Aim of the task: Where a line contains the string "Write", copy that line.

Data rows:
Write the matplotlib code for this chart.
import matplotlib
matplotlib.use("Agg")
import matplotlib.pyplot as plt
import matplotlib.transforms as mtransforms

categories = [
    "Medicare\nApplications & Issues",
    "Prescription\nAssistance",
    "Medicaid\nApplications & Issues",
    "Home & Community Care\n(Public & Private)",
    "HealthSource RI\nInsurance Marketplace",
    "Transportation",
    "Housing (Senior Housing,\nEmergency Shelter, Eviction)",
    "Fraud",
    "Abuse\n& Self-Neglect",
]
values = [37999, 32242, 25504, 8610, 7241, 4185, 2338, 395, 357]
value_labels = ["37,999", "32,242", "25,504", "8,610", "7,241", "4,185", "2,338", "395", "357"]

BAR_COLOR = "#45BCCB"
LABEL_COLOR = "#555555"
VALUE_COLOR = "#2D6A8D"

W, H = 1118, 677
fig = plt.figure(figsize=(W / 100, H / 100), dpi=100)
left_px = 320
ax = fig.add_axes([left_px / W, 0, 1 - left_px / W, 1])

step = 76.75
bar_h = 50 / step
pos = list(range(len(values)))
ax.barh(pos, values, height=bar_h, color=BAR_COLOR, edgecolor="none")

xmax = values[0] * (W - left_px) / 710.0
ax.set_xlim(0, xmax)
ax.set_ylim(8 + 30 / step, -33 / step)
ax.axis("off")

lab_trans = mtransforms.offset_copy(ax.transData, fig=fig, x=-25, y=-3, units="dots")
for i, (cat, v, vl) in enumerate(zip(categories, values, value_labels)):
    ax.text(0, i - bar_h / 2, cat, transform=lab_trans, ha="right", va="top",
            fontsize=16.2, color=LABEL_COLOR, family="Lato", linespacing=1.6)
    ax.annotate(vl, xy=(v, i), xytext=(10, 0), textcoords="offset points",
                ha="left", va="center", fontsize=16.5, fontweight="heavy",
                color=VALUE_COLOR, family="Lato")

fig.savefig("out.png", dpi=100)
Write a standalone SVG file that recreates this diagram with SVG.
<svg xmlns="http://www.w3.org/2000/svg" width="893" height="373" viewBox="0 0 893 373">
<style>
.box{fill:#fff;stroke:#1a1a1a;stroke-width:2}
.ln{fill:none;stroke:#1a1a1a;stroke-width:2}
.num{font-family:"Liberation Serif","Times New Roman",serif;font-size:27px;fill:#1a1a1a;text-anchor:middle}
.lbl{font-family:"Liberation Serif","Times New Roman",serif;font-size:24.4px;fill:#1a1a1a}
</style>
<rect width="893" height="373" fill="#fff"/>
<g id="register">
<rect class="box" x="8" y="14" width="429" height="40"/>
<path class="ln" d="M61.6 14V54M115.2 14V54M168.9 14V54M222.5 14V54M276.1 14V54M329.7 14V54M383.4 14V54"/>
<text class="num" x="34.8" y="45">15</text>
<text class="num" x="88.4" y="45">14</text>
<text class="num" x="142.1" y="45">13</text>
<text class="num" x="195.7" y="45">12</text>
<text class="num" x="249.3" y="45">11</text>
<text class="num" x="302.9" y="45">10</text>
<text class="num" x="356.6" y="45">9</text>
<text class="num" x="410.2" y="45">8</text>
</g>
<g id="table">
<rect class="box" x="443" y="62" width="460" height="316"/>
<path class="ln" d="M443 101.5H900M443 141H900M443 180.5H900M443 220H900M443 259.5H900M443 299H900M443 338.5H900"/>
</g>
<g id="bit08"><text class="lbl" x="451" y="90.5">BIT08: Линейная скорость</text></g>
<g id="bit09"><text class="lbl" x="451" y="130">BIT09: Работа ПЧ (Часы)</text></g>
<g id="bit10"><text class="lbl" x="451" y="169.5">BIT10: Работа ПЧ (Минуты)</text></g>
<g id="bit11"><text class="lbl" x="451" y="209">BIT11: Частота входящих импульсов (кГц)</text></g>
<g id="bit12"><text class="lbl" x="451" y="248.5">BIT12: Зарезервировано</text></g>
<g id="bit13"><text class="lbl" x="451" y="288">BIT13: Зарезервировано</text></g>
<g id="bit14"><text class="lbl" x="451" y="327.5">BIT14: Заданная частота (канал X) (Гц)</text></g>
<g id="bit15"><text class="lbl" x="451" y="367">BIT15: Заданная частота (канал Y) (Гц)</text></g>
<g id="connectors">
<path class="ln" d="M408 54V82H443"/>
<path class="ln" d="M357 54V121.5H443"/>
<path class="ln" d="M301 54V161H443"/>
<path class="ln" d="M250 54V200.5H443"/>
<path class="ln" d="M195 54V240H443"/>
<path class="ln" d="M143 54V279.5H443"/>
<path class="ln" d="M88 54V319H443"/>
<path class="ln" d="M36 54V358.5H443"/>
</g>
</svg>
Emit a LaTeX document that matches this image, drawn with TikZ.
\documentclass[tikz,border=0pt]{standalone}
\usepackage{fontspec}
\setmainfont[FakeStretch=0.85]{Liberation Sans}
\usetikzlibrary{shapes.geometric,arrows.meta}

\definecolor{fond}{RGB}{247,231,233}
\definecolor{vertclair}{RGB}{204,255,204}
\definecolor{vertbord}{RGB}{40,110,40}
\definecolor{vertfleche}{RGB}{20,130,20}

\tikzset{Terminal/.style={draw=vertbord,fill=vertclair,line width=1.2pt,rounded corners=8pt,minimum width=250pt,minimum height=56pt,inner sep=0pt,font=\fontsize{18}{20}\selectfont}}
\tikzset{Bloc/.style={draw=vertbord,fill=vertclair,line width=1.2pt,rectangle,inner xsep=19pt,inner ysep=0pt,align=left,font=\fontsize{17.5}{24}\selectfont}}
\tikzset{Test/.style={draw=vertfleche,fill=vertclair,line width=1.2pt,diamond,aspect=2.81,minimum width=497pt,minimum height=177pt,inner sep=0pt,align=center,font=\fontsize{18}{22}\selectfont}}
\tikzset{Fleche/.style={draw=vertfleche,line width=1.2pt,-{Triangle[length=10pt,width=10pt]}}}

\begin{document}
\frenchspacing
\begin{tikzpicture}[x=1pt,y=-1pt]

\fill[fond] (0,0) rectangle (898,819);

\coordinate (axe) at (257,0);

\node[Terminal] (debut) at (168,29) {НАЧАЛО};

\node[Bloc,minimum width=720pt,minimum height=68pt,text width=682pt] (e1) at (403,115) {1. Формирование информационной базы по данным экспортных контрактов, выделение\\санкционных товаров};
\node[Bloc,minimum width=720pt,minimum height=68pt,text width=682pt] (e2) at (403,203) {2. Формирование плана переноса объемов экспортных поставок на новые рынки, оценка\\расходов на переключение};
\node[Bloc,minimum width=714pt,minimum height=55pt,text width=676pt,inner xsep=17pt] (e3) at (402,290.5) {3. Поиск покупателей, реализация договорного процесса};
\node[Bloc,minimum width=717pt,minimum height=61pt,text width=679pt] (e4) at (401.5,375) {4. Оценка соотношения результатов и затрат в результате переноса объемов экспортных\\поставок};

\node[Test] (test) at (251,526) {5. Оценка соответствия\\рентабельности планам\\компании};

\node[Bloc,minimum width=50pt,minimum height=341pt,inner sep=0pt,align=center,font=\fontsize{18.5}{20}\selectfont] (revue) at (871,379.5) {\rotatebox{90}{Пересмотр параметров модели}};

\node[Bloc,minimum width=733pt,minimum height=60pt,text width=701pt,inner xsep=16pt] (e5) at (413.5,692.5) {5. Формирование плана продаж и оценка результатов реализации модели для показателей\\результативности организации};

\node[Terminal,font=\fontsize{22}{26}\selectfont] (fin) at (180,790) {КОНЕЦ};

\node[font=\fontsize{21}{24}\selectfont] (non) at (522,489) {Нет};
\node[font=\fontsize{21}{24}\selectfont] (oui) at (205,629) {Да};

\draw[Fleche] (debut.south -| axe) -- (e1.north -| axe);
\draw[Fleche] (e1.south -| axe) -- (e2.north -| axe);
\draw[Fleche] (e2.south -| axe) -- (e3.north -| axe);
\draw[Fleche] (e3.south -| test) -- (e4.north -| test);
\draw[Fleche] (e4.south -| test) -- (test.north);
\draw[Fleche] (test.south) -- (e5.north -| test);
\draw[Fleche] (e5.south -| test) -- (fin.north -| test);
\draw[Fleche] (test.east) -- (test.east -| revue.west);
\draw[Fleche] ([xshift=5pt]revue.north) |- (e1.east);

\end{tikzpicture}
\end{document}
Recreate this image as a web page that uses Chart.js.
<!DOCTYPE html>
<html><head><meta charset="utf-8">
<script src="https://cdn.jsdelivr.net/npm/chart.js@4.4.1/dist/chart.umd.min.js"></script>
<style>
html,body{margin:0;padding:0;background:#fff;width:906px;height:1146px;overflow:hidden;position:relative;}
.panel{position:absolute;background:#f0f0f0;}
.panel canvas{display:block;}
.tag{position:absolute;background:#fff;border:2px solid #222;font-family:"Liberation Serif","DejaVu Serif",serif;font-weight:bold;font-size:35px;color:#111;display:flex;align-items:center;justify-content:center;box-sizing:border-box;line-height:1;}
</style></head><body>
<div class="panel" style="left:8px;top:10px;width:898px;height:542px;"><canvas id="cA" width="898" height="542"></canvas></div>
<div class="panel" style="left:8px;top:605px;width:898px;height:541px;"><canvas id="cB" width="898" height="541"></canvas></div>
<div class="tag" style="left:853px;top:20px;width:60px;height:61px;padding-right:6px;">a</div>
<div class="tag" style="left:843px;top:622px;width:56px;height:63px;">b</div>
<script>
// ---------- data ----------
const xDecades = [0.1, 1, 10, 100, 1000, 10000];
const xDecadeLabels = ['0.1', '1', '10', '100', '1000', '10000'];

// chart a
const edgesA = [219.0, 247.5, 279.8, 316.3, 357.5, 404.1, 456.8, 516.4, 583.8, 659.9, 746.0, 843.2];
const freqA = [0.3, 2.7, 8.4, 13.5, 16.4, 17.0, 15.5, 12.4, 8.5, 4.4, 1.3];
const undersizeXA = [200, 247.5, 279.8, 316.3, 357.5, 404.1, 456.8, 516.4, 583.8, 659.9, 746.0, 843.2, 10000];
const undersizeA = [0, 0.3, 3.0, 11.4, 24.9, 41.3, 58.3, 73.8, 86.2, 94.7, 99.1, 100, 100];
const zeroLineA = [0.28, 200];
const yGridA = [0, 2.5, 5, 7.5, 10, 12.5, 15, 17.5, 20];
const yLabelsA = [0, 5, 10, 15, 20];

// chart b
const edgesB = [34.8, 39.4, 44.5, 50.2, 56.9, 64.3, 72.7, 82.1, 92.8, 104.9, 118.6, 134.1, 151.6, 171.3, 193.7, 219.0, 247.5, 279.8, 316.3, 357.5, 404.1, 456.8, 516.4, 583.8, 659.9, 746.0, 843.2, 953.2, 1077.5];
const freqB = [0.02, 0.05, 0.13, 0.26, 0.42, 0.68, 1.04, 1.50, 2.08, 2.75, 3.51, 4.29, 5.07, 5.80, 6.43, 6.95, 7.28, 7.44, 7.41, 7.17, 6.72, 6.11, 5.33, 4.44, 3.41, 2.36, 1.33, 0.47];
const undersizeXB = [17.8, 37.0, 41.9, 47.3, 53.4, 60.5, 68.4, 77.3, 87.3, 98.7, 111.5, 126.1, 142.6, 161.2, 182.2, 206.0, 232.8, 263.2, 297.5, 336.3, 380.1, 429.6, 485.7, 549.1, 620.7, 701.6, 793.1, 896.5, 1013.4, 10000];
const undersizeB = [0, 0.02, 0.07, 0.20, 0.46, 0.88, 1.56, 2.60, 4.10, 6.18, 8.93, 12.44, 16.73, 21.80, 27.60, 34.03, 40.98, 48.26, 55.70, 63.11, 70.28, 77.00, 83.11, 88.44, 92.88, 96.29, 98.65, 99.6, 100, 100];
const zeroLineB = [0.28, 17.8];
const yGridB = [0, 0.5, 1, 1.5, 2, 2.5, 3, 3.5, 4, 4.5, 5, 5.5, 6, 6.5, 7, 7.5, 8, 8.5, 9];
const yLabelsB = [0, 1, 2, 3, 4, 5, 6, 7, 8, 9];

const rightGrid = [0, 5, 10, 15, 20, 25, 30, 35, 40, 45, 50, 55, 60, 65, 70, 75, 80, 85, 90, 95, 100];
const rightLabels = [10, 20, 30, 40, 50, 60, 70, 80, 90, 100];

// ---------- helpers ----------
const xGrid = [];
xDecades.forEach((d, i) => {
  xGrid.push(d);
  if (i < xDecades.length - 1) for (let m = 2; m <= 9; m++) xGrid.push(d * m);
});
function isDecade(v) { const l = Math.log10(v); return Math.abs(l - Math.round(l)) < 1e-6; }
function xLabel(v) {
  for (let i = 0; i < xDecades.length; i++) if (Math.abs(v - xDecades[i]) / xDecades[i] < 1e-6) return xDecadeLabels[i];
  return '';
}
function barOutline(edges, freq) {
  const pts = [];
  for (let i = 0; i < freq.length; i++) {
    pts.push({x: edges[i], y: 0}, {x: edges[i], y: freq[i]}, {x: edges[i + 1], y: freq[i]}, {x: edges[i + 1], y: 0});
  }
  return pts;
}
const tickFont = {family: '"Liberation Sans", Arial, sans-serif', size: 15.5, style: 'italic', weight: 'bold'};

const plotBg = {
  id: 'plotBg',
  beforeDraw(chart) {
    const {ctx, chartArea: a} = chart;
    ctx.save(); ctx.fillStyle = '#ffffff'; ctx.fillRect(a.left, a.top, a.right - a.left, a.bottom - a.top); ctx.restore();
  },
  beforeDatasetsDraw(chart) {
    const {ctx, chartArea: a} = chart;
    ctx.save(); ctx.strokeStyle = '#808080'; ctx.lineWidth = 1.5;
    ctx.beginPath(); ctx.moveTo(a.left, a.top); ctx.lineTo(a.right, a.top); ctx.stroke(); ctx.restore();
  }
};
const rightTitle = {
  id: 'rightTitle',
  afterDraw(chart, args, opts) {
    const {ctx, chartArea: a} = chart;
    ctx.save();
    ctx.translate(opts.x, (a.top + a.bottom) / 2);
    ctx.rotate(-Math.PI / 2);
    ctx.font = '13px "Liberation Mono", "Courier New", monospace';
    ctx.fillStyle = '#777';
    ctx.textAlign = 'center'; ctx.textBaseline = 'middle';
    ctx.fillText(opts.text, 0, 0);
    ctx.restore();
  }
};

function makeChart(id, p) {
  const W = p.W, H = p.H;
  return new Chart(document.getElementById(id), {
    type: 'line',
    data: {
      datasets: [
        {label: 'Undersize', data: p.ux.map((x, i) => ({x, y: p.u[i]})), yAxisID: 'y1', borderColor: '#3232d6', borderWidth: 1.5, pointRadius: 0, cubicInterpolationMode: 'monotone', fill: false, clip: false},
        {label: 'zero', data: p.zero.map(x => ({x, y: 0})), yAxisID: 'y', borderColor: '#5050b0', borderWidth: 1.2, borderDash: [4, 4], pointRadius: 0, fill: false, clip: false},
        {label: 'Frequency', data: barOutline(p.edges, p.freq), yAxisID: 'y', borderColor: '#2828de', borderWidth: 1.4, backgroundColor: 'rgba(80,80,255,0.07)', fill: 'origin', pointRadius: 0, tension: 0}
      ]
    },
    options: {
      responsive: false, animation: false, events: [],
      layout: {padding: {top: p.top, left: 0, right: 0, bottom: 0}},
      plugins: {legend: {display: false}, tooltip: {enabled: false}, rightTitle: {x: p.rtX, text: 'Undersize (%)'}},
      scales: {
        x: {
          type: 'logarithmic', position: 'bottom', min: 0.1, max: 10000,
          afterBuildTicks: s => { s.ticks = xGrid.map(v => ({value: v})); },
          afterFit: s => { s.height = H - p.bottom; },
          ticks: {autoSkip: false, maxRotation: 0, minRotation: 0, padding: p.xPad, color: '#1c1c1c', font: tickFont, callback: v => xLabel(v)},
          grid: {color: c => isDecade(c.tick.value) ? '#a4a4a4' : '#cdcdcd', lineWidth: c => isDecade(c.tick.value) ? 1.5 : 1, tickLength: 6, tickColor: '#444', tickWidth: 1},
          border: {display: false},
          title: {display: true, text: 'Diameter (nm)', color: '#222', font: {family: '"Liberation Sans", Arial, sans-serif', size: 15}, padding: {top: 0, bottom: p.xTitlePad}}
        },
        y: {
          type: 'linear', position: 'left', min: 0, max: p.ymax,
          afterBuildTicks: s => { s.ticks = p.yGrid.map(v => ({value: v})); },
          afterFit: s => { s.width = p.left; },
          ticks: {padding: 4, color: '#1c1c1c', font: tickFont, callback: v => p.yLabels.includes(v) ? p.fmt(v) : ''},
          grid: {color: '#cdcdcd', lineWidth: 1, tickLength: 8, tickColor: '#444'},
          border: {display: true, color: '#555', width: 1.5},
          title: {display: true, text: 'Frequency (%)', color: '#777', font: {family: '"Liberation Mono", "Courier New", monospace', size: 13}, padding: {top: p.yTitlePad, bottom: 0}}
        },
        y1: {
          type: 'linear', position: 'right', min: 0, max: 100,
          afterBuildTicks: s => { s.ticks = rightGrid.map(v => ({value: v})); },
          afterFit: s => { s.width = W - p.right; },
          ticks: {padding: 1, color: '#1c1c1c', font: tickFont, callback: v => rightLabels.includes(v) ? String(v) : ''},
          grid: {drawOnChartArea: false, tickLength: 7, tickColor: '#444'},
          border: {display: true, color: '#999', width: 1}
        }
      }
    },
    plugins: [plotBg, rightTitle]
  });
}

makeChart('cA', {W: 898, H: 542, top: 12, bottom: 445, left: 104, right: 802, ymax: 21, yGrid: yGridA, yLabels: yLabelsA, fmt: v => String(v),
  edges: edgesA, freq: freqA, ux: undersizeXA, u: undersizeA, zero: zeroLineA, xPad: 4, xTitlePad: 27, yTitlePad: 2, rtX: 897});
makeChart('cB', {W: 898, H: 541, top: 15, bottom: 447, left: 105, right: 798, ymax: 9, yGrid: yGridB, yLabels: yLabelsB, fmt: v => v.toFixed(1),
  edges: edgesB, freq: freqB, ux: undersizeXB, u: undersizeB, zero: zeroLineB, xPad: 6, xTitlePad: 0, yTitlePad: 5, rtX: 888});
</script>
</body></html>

Result of the task:
Write the matplotlib code for this chart.
Write a standalone SVG file that recreates this diagram with SVG.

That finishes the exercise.